Mr Chibale explained that accommodation fees were going to depend on which room one was given.
For standard rooms, those that were on 75 percent bursary were to pay K975; those on 50 percent – K1950; and those on 25 percent – K2925 per annum. For the big flat rooms, those on 75 percent bursary were to pay K487.5; 50 percent – K975; and 25 percent – K1462.5 per annum.
For the students who are not sponsored by the government, they were expected to pay K3,900 per year.
“It will be irresponsible if we were to promote squatting at the expense of public health and hygiene, the welfare of students is our interest and to make sure that we give them the best, both in education and how to take care for themselves,” Mr Chibale said.
He said according to UNZA policy, each room is to accommodate two persons only and any number above that is illegal. He said unfortunately, students have abused that policy over the years.
Mr Chibale said in the meantime, management was in the process of partnering with other private sectors so that more hostels can be built.
Following the ban on squatting, it was being reported that boarding houses surrounding UNZA including some in Kalingalinga had increased their rentals.
But fortunately, there is some relief.
UNZA management has reversed its decision not to ban squatting.
UNZA caretaker committee chairperson Namucana Musiwa said no student will be displaced or left stranded as a result of the ‘no squatting policy’ that was introduced.
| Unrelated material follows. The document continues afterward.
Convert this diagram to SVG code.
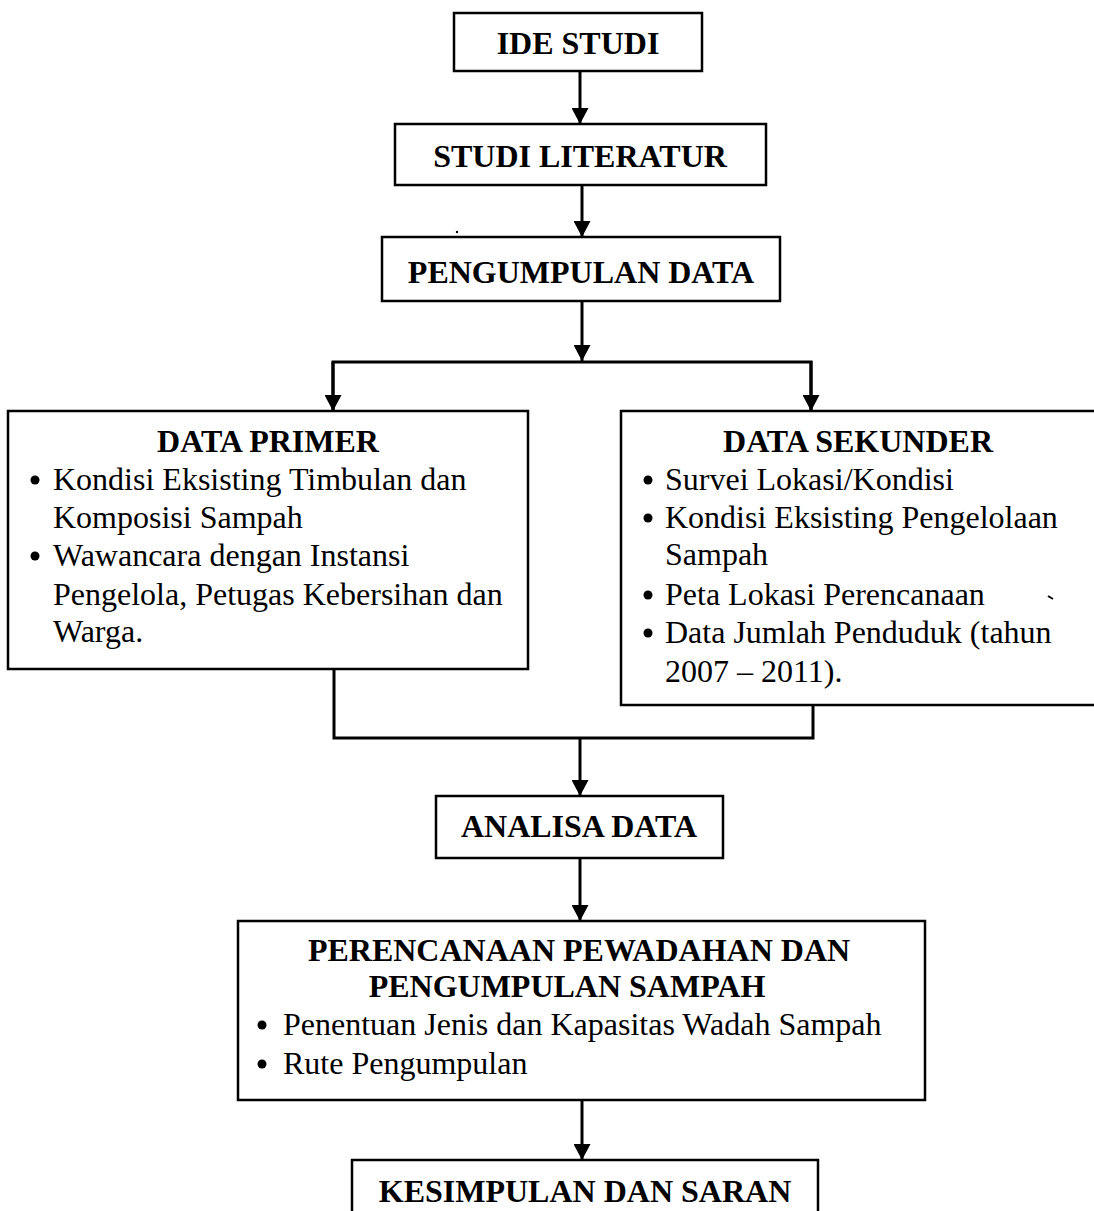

Ms Musiwa said that the ‘no squatting policy’ will only be implemented in phases, and that students will continue sharing rooms until adequate accommodation is provided.
“After consultations with the Ministry of Higher Education, it was agreed that management would phase the implementation of ‘no squatting policy’ and ensure that alternative accommodation is provided to as many students as possible, before fully effecting the policy,” she said.
The medium-term measures involve the completion of ongoing construction of hostels with over 4,000 bed space capacity.
“The long-term measures will be construction of new student hostels, some of which are already being considered under the private public partnership projects being pursued by the university,” Ms Musiwa said.